Dan: Well, it sounds amazing. Kym, I'm so glad you used the word hopeful because you've touched, both of you, on so many very deep issues. You said and, and, and. That's what it feels like, and, and, and. What do you see that we're trying to redefine at this point in our nation's history?
Kym: Our integrity, frankly. I think we've got some things that are competing with our base values and that seem shiny and important and I really think we're at a point where we're trying to redefine our integrity and to stand up to the promise that this country made when it was created. Although there is part of it, right, that you can arguable say did not include women, did not include Blacks, did not include Hispanics, certainly, right, whether you go to your fundamental, ethical principles, that is something that grows and we get better as we know more, not worse. It's just basically fulfilling the promise that this country was based upon and making sure that we remain true to our integrity and that we're willing to make the sacrifices that are necessary to do that.
Dan: Wow. Well, Kym, Mary, really great speaking with you. I wish you much success on this course. I got to find a way to fit this into my schedule. It's just a fantastic-
Kym: Yes, please.
Mary: You really-
Kym: Everyone listening, everyone listening, enroll in LGS 271.
Dan: It just sounds fantastic. Well, thank you both and take care and be well.
Mary: Thank you.
Kym: Thank you, Dan.
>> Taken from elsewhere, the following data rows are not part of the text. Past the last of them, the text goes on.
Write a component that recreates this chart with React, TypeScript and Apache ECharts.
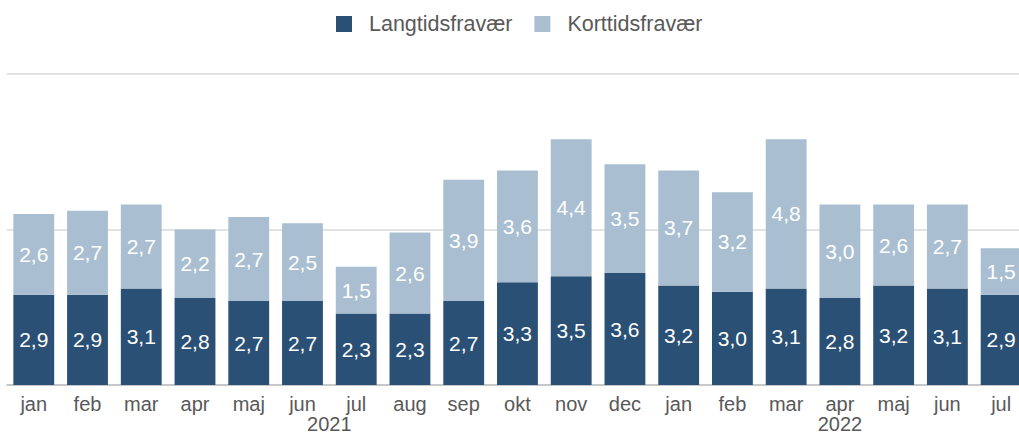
import React, { useEffect, useRef } from "react";
import * as echarts from "echarts";

const months = ["jan","feb","mar","apr","maj","jun","jul","aug","sep","okt","nov","dec","jan","feb","mar","apr","maj","jun","jul"];
const years = ["2021", "2022"];
const monthsPerYear = [12, 7];
const langtid = [2.9,2.9,3.1,2.8,2.7,2.7,2.3,2.3,2.7,3.3,3.5,3.6,3.2,3.0,3.1,2.8,3.2,3.1,2.9];
const korttid = [2.6,2.7,2.7,2.2,2.7,2.5,1.5,2.6,3.9,3.6,4.4,3.5,3.7,3.2,4.8,3.0,2.6,2.7,1.5];
const seriesNames = ["Langtidsfravær", "Korttidsfravær"];

const DARK = "#2a5075";
const LIGHT = "#a9bfd1";
const GRAY = "#595959";
const FONT = "'Liberation Sans', Arial, sans-serif";

export default function App() {
  const ref = useRef<HTMLDivElement>(null);
  useEffect(() => {
    if (!ref.current) return;
    const chart = echarts.init(ref.current, undefined, { renderer: "svg" });
    const yearCenters: { pos: number; label: string }[] = [];
    let start = 0;
    years.forEach((y, i) => {
      yearCenters.push({ pos: start + monthsPerYear[i] / 2, label: y });
      start += monthsPerYear[i];
    });
    const fmt = (v: number) => v.toFixed(1).replace(".", ",");
    const label = {
      show: true,
      position: "inside",
      color: "#ffffff",
      fontSize: 21,
      fontFamily: FONT,
      formatter: (p: any) => fmt(p.value),
    };
    chart.setOption({
      animation: false,
      textStyle: { fontFamily: FONT },
      legend: {
        data: seriesNames,
        left: 336,
        top: 13,
        padding: 0,
        icon: "rect",
        itemWidth: 16,
        itemHeight: 16,
        itemGap: 22,
        textStyle: { fontSize: 21.5, color: GRAY, fontFamily: FONT, padding: [0, 0, 0, 12] },
      },
      grid: { left: 6.9, right: 0.8, top: 74, bottom: 59, containLabel: false },
      xAxis: [
        {
          type: "category",
          data: months,
          position: "bottom",
          axisLine: { lineStyle: { color: "#bfbfbf", width: 1.5 } },
          axisTick: { show: false },
          axisLabel: { color: GRAY, fontSize: 20, fontFamily: FONT, margin: 9, interval: 0 },
        },
        {
          type: "value",
          min: 0,
          max: months.length,
          interval: 0.5,
          position: "bottom",
          axisLine: { show: false },
          axisTick: { show: false },
          splitLine: { show: false },
          axisLabel: {
            color: GRAY,
            fontSize: 20,
            fontFamily: FONT,
            margin: 29,
            showMinLabel: true,
            showMaxLabel: true,
            formatter: (v: number) => {
              const f = yearCenters.find((c) => Math.abs(c.pos - v) < 1e-6);
              return f ? f.label : "";
            },
          },
        },
      ],
      yAxis: {
        type: "value",
        min: 0,
        max: 10,
        interval: 5,
        axisLabel: { show: false },
        axisLine: { show: false },
        axisTick: { show: false },
        splitLine: { lineStyle: { color: "#d9d9d9", width: 1.5 } },
      },
      series: [
        {
          name: seriesNames[0],
          type: "bar",
          stack: "total",
          data: langtid,
          barCategoryGap: "24%",
          itemStyle: { color: DARK },
          label,
        },
        {
          name: seriesNames[1],
          type: "bar",
          stack: "total",
          data: korttid,
          barCategoryGap: "24%",
          itemStyle: { color: LIGHT },
          label,
        },
      ],
    });
    return () => chart.dispose();
  }, []);
  return (
    <div
      style={{ position: "absolute", left: 0, top: 0, width: 1019, height: 444, overflow: "hidden", background: "#fff" }}
    >
      <div ref={ref} style={{ width: 1031, height: 444 }} />
    </div>
  );
}
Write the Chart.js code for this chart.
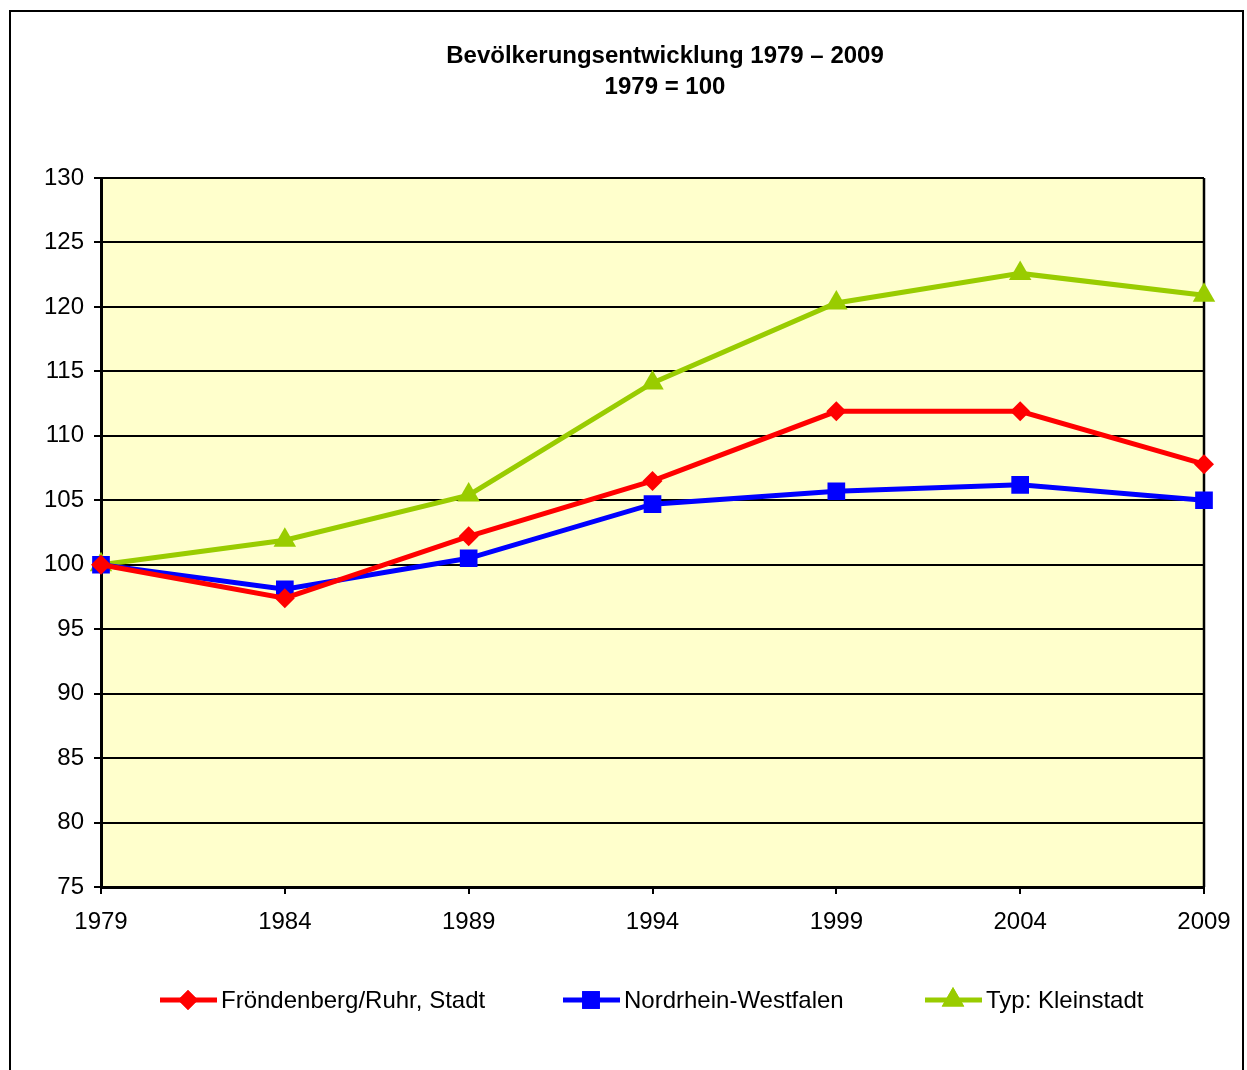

Thank you, everyone. Thank you for having us.
Mary: Yeah, thank you.
Looking back at how long our country has been struggling with issues of equality, it’s easy and even understandable to feel discouraged.
But Kym and Mary have hope. They reminded us that democracy isn’t a happy ever after. It’s a work in progress that requires its citizens to have a sense of responsibility, take action and invest in the future of their country.
Specifically, we can seek knowledge and understanding about the events that brought us to this point. We can listen to our neighbors with an open, curious mind. By doing so, there’s hope our hearts and minds will land where change is possible.